As has been noted before, Herrymon saw Lao Tzu as part of the same prophetic community as Isaiah, the Buddha, Jesus, Mohammed, George Fox, John Woolman, Martin Buber, Mohandas Gandhi, and Martin Luther King.

For these prophets, as well as for Herrymon, the Way of Truth was not something otherwordly or metaphysical, but something real and practical–a way of personal and social liberation and transformation.

Using a Taoist perspective, Herrymon explores a wide range of contemporary social issues and problems, from sexuality to fundamentalism, from social activism to monetary policy, from publicity-seeking to our obsession with violence and war. At the root of all our problems (and our sometimes knee-jerk responses to them) Herrymon sees self-will or addiction to self. He writes about the current state of ego-centered “conventional” society with wit, irony, and insight.

His style is more formal than that of many popular writers and is at times reminiscent of Dr. Johnson, the eighteenth-century literary and social critic. Underlying Herrymon’s formality is a deep concern for Truth born out of personal struggles. When Herrymon talks about addictive behavior, or obsession with success, or futile efforts to oppose war, he knows whereof he speaks. His satire of the self-serving peace activist is bound to make some Quakers wince:

Suppose, for example, that I have convictions on the subject of peace. I am stricken by the possibility of atomic conflagration and convinced that it is increased by armaments and the threat of war….I argue strenuously for my understanding of history, current events, and future projections. I undertake to gather large crowds of marching and shouting demonstrators, and try to win publicity for them, hopefully television publicity….I orate with emotion. I call names. I demonstrate. I instill fear. I tell other people what to do. But other people, precisely the other people whose minds I seek to alter, see clearly that what I am really seeking is the power to become a celebrity, an authority figure. (48)

The obsessive use of the word “I” is a good indication of where the speaker is really coming from. To become a Gandhi or a Martin Luther King, Herrymon suggests, we need to base our activism not on an intellectual analysis or on a personal desire to “save the world,” but rather on a deep commitment to the Way of Truth. This commitment requires giving up our ego-centered perspective and joining in a community of fellow seekers.

Herrymon sees the Tao The Ching as an antidote to one of the most pervasive problems of our time–violence. According to Herrymon, all forms of violence–from gang violence to wars and acts of terrorism–spring from attachment to self. I am apt to resort to violence — whether physical, verbal, or psychological — when I regard myself, my gang, my family, my ethnic group, my political faction, my religion, or my country as the most important thing in the universe. Non-violence springs from a recognition that my neighbor is just as important, just as sacred in the eyes of God, as I am.

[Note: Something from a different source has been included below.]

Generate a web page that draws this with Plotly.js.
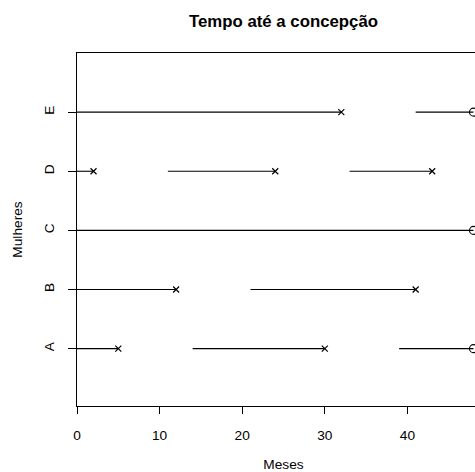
<!DOCTYPE html>
<html><head><meta charset="utf-8">
<script src="https://cdn.plot.ly/plotly-3.0.1.min.js"></script>
<style>html,body{margin:0;padding:0;overflow:hidden;background:#fff}#wrap{width:475px;height:472px;overflow:hidden}#chart{width:560px;height:472px}</style>
</head><body><div id="wrap"><div id="chart"></div></div>
<script>
// Women (y categories)
var women = ['A', 'B', 'C', 'D', 'E'];
// Exposure intervals (months)
var segWoman = ['A', 'A', 'A', 'B', 'B', 'C', 'D', 'D', 'D', 'E', 'E'];
var segStart = [0, 14, 39, 0, 21, 0, 0, 11, 33, 0, 41];
var segEnd   = [5, 30, 48, 12, 41, 48, 2, 24, 43, 32, 48];
// 1 = conception (x), 0 = censored (o)
var segEvent = [1, 1, 0, 1, 1, 0, 1, 1, 1, 1, 0];
var xTicks = [0, 10, 20, 30, 40];

function yOf(w) { return women.indexOf(w) + 1; }

var lx = [], ly = [], xx = [], xy = [], ox = [], oy = [];
for (var i = 0; i < segWoman.length; i++) {
  var y = yOf(segWoman[i]);
  lx.push(segStart[i], segEnd[i], null);
  ly.push(y, y, null);
  if (segEvent[i] === 1) { xx.push(segEnd[i]); xy.push(y); }
  else { ox.push(segEnd[i]); oy.push(y); }
}

var font = 'Liberation Sans, Arial, Helvetica, sans-serif';
var traces = [
  {x: lx, y: ly, mode: 'lines', type: 'scatter', line: {color: '#000', width: 1.1}, hoverinfo: 'skip', cliponaxis: false},
  {x: xx, y: xy, mode: 'markers', type: 'scatter', cliponaxis: false,
   marker: {symbol: 'x-thin-open', size: 6, color: '#000', line: {color: '#000', width: 1.2}}},
  {x: ox, y: oy, mode: 'markers', type: 'scatter', cliponaxis: false,
   marker: {symbol: 'circle-open', size: 8, color: '#000', line: {color: '#000', width: 1.1}}}
];

var layout = {
  width: 560, height: 472,
  margin: {l: 77, r: 70, t: 53, b: 66, pad: 0},
  paper_bgcolor: '#fff', plot_bgcolor: '#fff',
  showlegend: false,
  font: {family: font, size: 13.7, color: '#000'},
  title: {text: '<b>Tempo até a concepção</b>', x: 0.5, xref: 'paper', y: 1 - 21 / 472, yref: 'container', yanchor: 'middle',
          font: {family: font, size: 16.8, color: '#000'}},
  xaxis: {range: [0, 50], tickvals: xTicks, ticks: 'outside', ticklen: 7, tickwidth: 1, tickcolor: '#000',
          showline: true, linecolor: '#000', linewidth: 1, mirror: true, showgrid: false, zeroline: false,
          ticklabelstandoff: 10,
          title: {text: 'Meses', standoff: 20, font: {family: font, size: 13.7, color: '#000'}}},
  yaxis: {range: [0.03, 6], tickvals: [1, 2, 3, 4, 5], ticktext: women, tickangle: -90,
          ticks: 'outside', ticklen: 8, tickwidth: 1, tickcolor: '#000',
          showline: true, linecolor: '#000', linewidth: 1, mirror: true, showgrid: false, zeroline: false,
          ticklabelstandoff: 9,
          title: {text: 'Mulheres', standoff: 15, font: {family: font, size: 13.7, color: '#000'}}}
};

Plotly.newPlot('chart', traces, layout, {displayModeBar: false, staticPlot: true});
</script></body></html>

The Tao The Ching has long appealed to those of pacifist tendencies. It was composed during a period of Chinese history when China was torn apart by war lords. It contains numerous passages condemning war, many of which speak to our time:

When people don’t mind death
Why threaten them with death? (174)
When armies clash,
The one that grieves wins (169).
A good soldier is not violent,
A good soldier has no wrath.
The best way to win over an enemy
is not to compete with him. (168)

Where armies are
Briars and brambles grow.
Bad harvests follow big wars.

Be firm and that is all:
Dare not rely on force.
Be firm but not haughty,
Firm but not boastful,
Firm but not proud,

Firm when necessary,
Firm but non-violent (126).

Fine weapons are tools of ill fortune;
All things seem to hate them.

Whoever has Tao does not depend on them…
Treat victory like a funeral. (127)
What others have taught, I also teach:
Men of violence perish by it. (139)

Herrymon’s commentaries link these passages with sayings by Western anti-war prophets, such as Jesus, “All they that take up the sword shall perish by the sword” (Matthew 26: 52), and Isaiah, “Your hands are full of bloodshed, wash yourselves clean, banish your evil doings from my sight, cease to do wrong, learn to do right, make justice all your aim, and put a check on violence” (Isaiah 1:15-17).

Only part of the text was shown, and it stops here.